— BEGIN SUPPLIED INFORMATION —

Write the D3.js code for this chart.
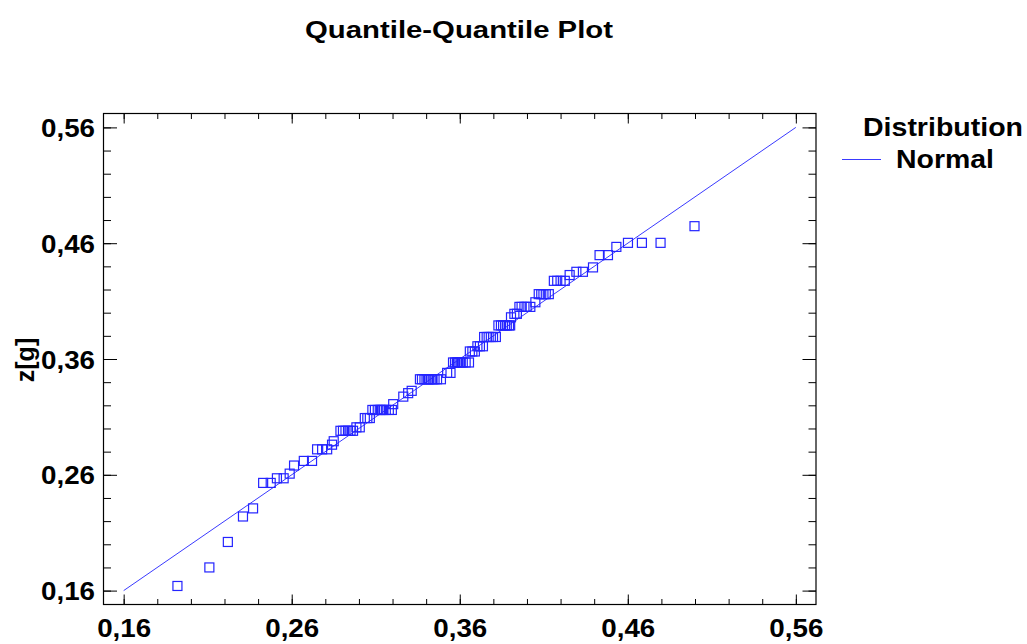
<!DOCTYPE html>
<html>
<head>
<meta charset="utf-8">
<script src="https://cdn.jsdelivr.net/npm/d3@7"></script>
<style>
  html, body { margin: 0; padding: 0; background: #fff; }
  svg { display: block; }
  text { font-family: "Liberation Sans", Arial, sans-serif; font-weight: bold; fill: #000; }
</style>
</head>
<body>
<svg id="chart" width="1027" height="644"></svg>
<script>
// Text
const chartTitle = "Quantile-Quantile Plot";
const yAxisTitle = "z[g]";
const legendTitle = "Distribution";
const legendItem = "Normal";

// Axis ticks (both axes share the same scale)
const majorTicks = [0.16, 0.26, 0.36, 0.46, 0.56];
const tickLabels = ["0,16", "0,26", "0,36", "0,46", "0,56"];
const minorTicks = [0.16, 0.18, 0.20, 0.22, 0.24, 0.26, 0.28, 0.30, 0.32, 0.34, 0.36,
                    0.38, 0.40, 0.42, 0.44, 0.46, 0.48, 0.50, 0.52, 0.54, 0.56];

// Fitted normal reference line endpoints (y = x)
const fitLine = [0.16, 0.56];

// Theoretical normal quantiles (x) and ordered sample values of z[g] (y)
const theoretical = [
  0.192, 0.211, 0.222, 0.231, 0.237,
  0.243, 0.2475, 0.2512, 0.2552, 0.2588, 0.2614, 0.2672, 0.2721,
  0.2751, 0.2781, 0.2811, 0.2840, 0.2850,
  0.2890, 0.2905, 0.2920, 0.2935, 0.2950, 0.2965,
  0.2985, 0.3005,
  0.3035, 0.3050, 0.3065,
  0.3080, 0.3095, 0.3112, 0.3124, 0.3131, 0.3138, 0.3146, 0.3160, 0.3178, 0.3196,
  0.3204,
  0.3264, 0.3293, 0.3314,
  0.3363, 0.3375, 0.3390, 0.3402, 0.3410, 0.3418, 0.3427, 0.3438, 0.3450, 0.3465, 0.3488,
  0.3525, 0.3545,
  0.3560, 0.3572, 0.3583, 0.3590, 0.3598, 0.3606, 0.3618, 0.3635, 0.3655,
  0.3660, 0.3675, 0.3690,
  0.3705, 0.3720, 0.3738,
  0.3745, 0.3760, 0.3772, 0.3785, 0.3798, 0.3815,
  0.3830, 0.3845, 0.3858, 0.3870, 0.3880, 0.3893, 0.3900,
  0.3905, 0.3925, 0.3940,
  0.3955, 0.3968, 0.3985, 0.3998, 0.4020,
  0.4050,
  0.4070, 0.4085, 0.4098, 0.4112, 0.4130,
  0.4160, 0.4180, 0.4200, 0.4225,
  0.4254,
  0.4294, 0.4333,
  0.4393,
  0.4432, 0.4482,
  0.4532,
  0.4601, 0.4684, 0.4795,
  0.4997
];
const sample = [
  0.164, 0.180, 0.202, 0.224, 0.231,
  0.253, 0.253, 0.257, 0.257, 0.261, 0.268, 0.272, 0.272,
  0.282, 0.282, 0.282, 0.286, 0.289,
  0.298, 0.298, 0.298, 0.298, 0.298, 0.298,
  0.301, 0.301,
  0.309, 0.309, 0.309,
  0.316, 0.316, 0.316, 0.316, 0.316, 0.316, 0.316, 0.316, 0.316, 0.316,
  0.321,
  0.3275, 0.3305, 0.3325,
  0.3425, 0.3425, 0.3425, 0.3425, 0.3425, 0.3425, 0.3425, 0.3425, 0.3425, 0.3425, 0.3425,
  0.348, 0.348,
  0.357, 0.357, 0.357, 0.357, 0.357, 0.357, 0.357, 0.357, 0.357,
  0.3665, 0.3665, 0.3665,
  0.371, 0.371, 0.371,
  0.379, 0.379, 0.379, 0.379, 0.379, 0.379,
  0.389, 0.389, 0.389, 0.389, 0.389, 0.389, 0.389,
  0.396, 0.399, 0.399,
  0.405, 0.405, 0.405, 0.405, 0.405,
  0.409,
  0.416, 0.416, 0.416, 0.416, 0.416,
  0.4275, 0.4275, 0.4275, 0.4275,
  0.4325,
  0.4353, 0.4353,
  0.4391,
  0.4497, 0.4497,
  0.4568,
  0.4603, 0.4603, 0.4603,
  0.4747
];

const points = theoretical.map((t, i) => ({ x: t, y: sample[i] }));

const svg = d3.select("#chart");
const frame = { left: 103.5, top: 113.5, right: 816, bottom: 604.5 };
const markColor = "#2424ff";
const lineColor = "#3a3aff";

const x = d3.scaleLinear().domain([0.148, 0.572]).range([frame.left, frame.right]);
const y = d3.scaleLinear().domain([0.148, 0.572]).range([frame.bottom, frame.top]);

// Title
svg.append("text")
  .attr("x", 459).attr("y", 38)
  .attr("text-anchor", "middle")
  .style("font-size", "24px")
  .attr("textLength", 308).attr("lengthAdjust", "spacingAndGlyphs")
  .text(chartTitle);

// Axes: inward ticks on all four sides, minor ticks every 0.02
function styleAxis(g) {
  g.select(".domain").remove();
  g.selectAll(".tick line").attr("stroke", "#000").attr("stroke-width", 1);
}
const lab = (d, i) => tickLabels[i];

svg.append("g").attr("transform", `translate(0,${frame.bottom})`)
  .call(d3.axisBottom(x).tickValues(minorTicks).tickSize(-5.5).tickFormat(""))
  .call(styleAxis);
const gx = svg.append("g").attr("transform", `translate(0,${frame.bottom})`)
  .call(d3.axisBottom(x).tickValues(majorTicks).tickSize(-10).tickFormat(lab))
  .call(styleAxis);
gx.selectAll(".tick text")
  .attr("y", 32).attr("dy", null)
  .attr("fill", "#000")
  .style("font-size", "26px")
  .attr("textLength", 54).attr("lengthAdjust", "spacingAndGlyphs");

svg.append("g").attr("transform", `translate(0,${frame.top})`)
  .call(d3.axisTop(x).tickValues(minorTicks).tickSize(-5.5).tickFormat(""))
  .call(styleAxis);
svg.append("g").attr("transform", `translate(0,${frame.top})`)
  .call(d3.axisTop(x).tickValues(majorTicks).tickSize(-10).tickFormat(""))
  .call(styleAxis);

svg.append("g").attr("transform", `translate(${frame.left},0)`)
  .call(d3.axisLeft(y).tickValues(minorTicks).tickSize(-7.5).tickFormat(""))
  .call(styleAxis);
const gy = svg.append("g").attr("transform", `translate(${frame.left},0)`)
  .call(d3.axisLeft(y).tickValues(majorTicks).tickSize(-13.5).tickFormat(lab))
  .call(styleAxis);
gy.selectAll(".tick text")
  .attr("x", -8.5).attr("dy", "0.35em")
  .attr("fill", "#000")
  .style("font-size", "26px")
  .attr("textLength", 54).attr("lengthAdjust", "spacingAndGlyphs");

svg.append("g").attr("transform", `translate(${frame.right},0)`)
  .call(d3.axisRight(y).tickValues(minorTicks).tickSize(-7.5).tickFormat(""))
  .call(styleAxis);
svg.append("g").attr("transform", `translate(${frame.right},0)`)
  .call(d3.axisRight(y).tickValues(majorTicks).tickSize(-13.5).tickFormat(""))
  .call(styleAxis);

// Plot frame
svg.append("rect")
  .attr("x", frame.left).attr("y", frame.top)
  .attr("width", frame.right - frame.left).attr("height", frame.bottom - frame.top)
  .attr("fill", "none").attr("stroke", "#000").attr("stroke-width", 1.2);

// Y axis title
svg.append("text")
  .attr("transform", "translate(34,360) rotate(-90)")
  .attr("text-anchor", "middle")
  .style("font-size", "25px")
  .text(yAxisTitle);

// Fitted normal line
svg.append("path")
  .datum(fitLine)
  .attr("d", d3.line().x(d => x(d)).y(d => y(d)))
  .attr("fill", "none").attr("stroke", lineColor).attr("stroke-width", 1);

// Quantile points as open squares
const s = 9;
svg.append("g").selectAll("rect")
  .data(points)
  .join("rect")
  .attr("x", d => x(d.x) - s / 2)
  .attr("y", d => y(d.y) - s / 2)
  .attr("width", s).attr("height", s)
  .attr("fill", "none")
  .attr("stroke", markColor)
  .attr("stroke-width", 1.2);

// Legend
svg.append("text")
  .attr("x", 863).attr("y", 136)
  .style("font-size", "25px")
  .attr("textLength", 160).attr("lengthAdjust", "spacingAndGlyphs")
  .text(legendTitle);
svg.append("line")
  .attr("x1", 842).attr("x2", 881).attr("y1", 159.5).attr("y2", 159.5)
  .attr("stroke", lineColor).attr("stroke-width", 1);
svg.append("text")
  .attr("x", 896).attr("y", 168)
  .style("font-size", "25px")
  .attr("textLength", 98).attr("lengthAdjust", "spacingAndGlyphs")
  .text(legendItem);
</script>
</body>
</html>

— END SUPPLIED INFORMATION —

= EXERCISE BRIEF =
Copy exactly the lines running from the beginning of the listing through the line that has "const fitLine = [0.16, 0.56];". Drop the pictures.

= RIGHT ANSWER =
Write the D3.js code for this chart.
<!DOCTYPE html>
<html>
<head>
<meta charset="utf-8">
<script src="https://cdn.jsdelivr.net/npm/d3@7"></script>
<style>
  html, body { margin: 0; padding: 0; background: #fff; }
  svg { display: block; }
  text { font-family: "Liberation Sans", Arial, sans-serif; font-weight: bold; fill: #000; }
</style>
</head>
<body>
<svg id="chart" width="1027" height="644"></svg>
<script>
// Text
const chartTitle = "Quantile-Quantile Plot";
const yAxisTitle = "z[g]";
const legendTitle = "Distribution";
const legendItem = "Normal";

// Axis ticks (both axes share the same scale)
const majorTicks = [0.16, 0.26, 0.36, 0.46, 0.56];
const tickLabels = ["0,16", "0,26", "0,36", "0,46", "0,56"];
const minorTicks = [0.16, 0.18, 0.20, 0.22, 0.24, 0.26, 0.28, 0.30, 0.32, 0.34, 0.36,
                    0.38, 0.40, 0.42, 0.44, 0.46, 0.48, 0.50, 0.52, 0.54, 0.56];

// Fitted normal reference line endpoints (y = x)
const fitLine = [0.16, 0.56];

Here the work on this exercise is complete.